Page MenuHomePhabricator

Integrate a risk factor related to how many production projects an extension or skin is deployed
Open, Needs TriagePublic8 Estimated Story Points

Description

There is some existing code which could be helpful here, though instead of parsing Special:Version, we'd probably want to parse programmatic config files instead, for a more accurate representation.

Event Timeline

Restricted Application added a subscriber: Aklapper. · View Herald Transcript
Mstyles set the point value for this task to 2.Oct 12 2023, 6:14 PM
Mstyles changed the point value for this task from 2 to 4.

per conversation with @sbassett I will use the initialise settings file in wmf config to determine which extensions are deployed on a particular wiki.

Mstyles changed the point value for this task from 4 to 8.Dec 21 2023, 8:11 PM

Just a very quick proof of concept, this seems to work for me to process the current Wikimedia config CS.php and IS.php files (and it's quite fast):

ast.php
#!/usr/bin/env php 
<?php

declare(strict_types=1);

define( "AST_PHP_VERSION", 80 );

if( PHP_SAPI !== 'cli' ) { 
    exit("Please run as a PHP CLI!");
}

if( ! isset($argv[1]) ) { 
    exit("Please provide a file name or string of PHP code as an argument!");
}

if( ! in_array( "ast", get_loaded_extensions() ) ) { 
    exit("Please ensure the php/ast module is installed!");
}

$ast = null;
if( is_file( $argv[1] ) ) { 
    $ast = ast\parse_file( $argv[1], $version=AST_PHP_VERSION );
}
else if( is_string( $argv[1] ) ) { 
    $ast = ast\parse_code( $argv[1], $version=AST_PHP_VERSION );
}
else {
    exit("A file name or valid PHP code string were not provided as an argument!");
}

if( $ast !== null ) { 
    echo( $ast );
}
else {
    exit("AST unable to be generated!");
}
run_ast.py
#!/usr/bin/env python3
# -*- coding: utf-8 -*-


import os
import requests
import subprocess
import sys 


def get_cfg_file():
    cfg_files = { 
        "CS.php": "https://noc.wikimedia.org/conf/CommonSettings.php.txt",
        "IS.php": "https://noc.wikimedia.org/conf/InitialiseSettings.php.txt",
    }   

    cfg_file_name = ""
    cfg_file_contents = ""
    print(sys.argv)
    if len(sys.argv) == 2:
        if sys.argv[1] == "CS.php" or sys.argv[1] == "IS.php":
            cfg_file_name = sys.argv[1]
            http_response = requests.get(cfg_files[cfg_file_name], timeout=5)
            if http_response.status_code == 200:
                cfg_file_contents = http_response.text
                f = open(cfg_file_name, "w")
                f.write(cfg_file_contents)
                f.close()
        else:
            raise ValueError("Please specify either CS.php or IS.php as your argument.")
    else:
        raise ValueError("Please specify either CS.php or IS.php as your argument.")

    return cfg_file_name


def run_ast_cmd():
    cfg_file_name = get_cfg_file()

    if cfg_file_name != "": 
        try:
            ast_data = subprocess.run(
                ["php", "ast.php", cfg_file_name],
                stdout=subprocess.PIPE,
                stderr=subprocess.DEVNULL,
                encoding='utf-8',
            )   
        except subprocess.CalledProcessError as err:
            print(str(err))
        finally:
            print(str(ast_data.stdout))


if __name__ == "__main__":
    run_ast_cmd()

@sbassett this looks really good! glad it's fast since the other methods were not as fast.

Yes, this definitely works and is very fast.
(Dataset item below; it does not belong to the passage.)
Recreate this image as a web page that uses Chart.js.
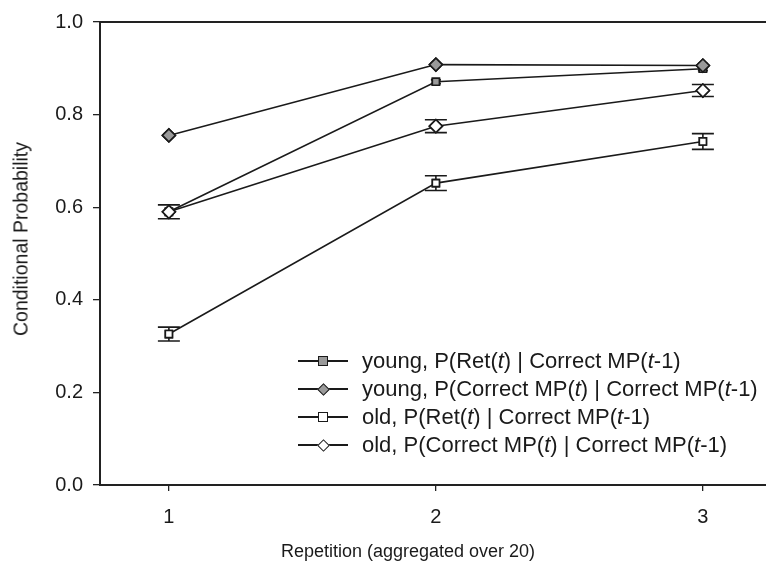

Though there might be more benefits to using PHP-Parser instead of php-ast, which is maintained by the same person who maintains php-ast. PHP-Parser is definitely slower, but has better support for traversing the generated ast nodes and converting back and forth in a couple of ways: php -> ast -> php and php -> ast -> json, which will likely be handy for our intended use-case.

Works just as well (and seemingly as fast) with PHP-Parser. We just need to update ast.php and bring in the new dependency via composer:

ast.php
#!/usr/bin/env php
<?php

declare( strict_types = 1 );

require "vendor/autoload.php";

use PhpParser\ParserFactory;

if( PHP_SAPI !== 'cli' ) {
	exit( "Please run as a PHP CLI!" );
}

if( !isset( $argv[1] ) ) {
	exit( "Please provide a file name or string of PHP code as an argument!" );
}

$ast = null;
$php_code = "";

if( is_file( $argv[1] ) ) {
	$php_code = file_get_contents( $argv[1] );
}
else if( is_string( $argv[1] ) ) {
	$php_code = $argv[1];
}
else {
	exit( "A file name or valid PHP code string were not provided as an argument!" );
}

$parser = ( new ParserFactory() )->createForHostVersion();

try {
	$stmts = $parser->parse( $php_code );
	$ast = json_encode( $stmts, JSON_PRETTY_PRINT );
} catch ( PhpParser\Error $e ) {
	echo 'Parse Error: ', $e->getMessage();
}

if( $ast !== null ) {
	echo $ast;
}
else {
	exit( "AST unable to be generated!" );
}
composer.json
{
    "require": {
        "nikic/php-parser": "^5.0"
    }
}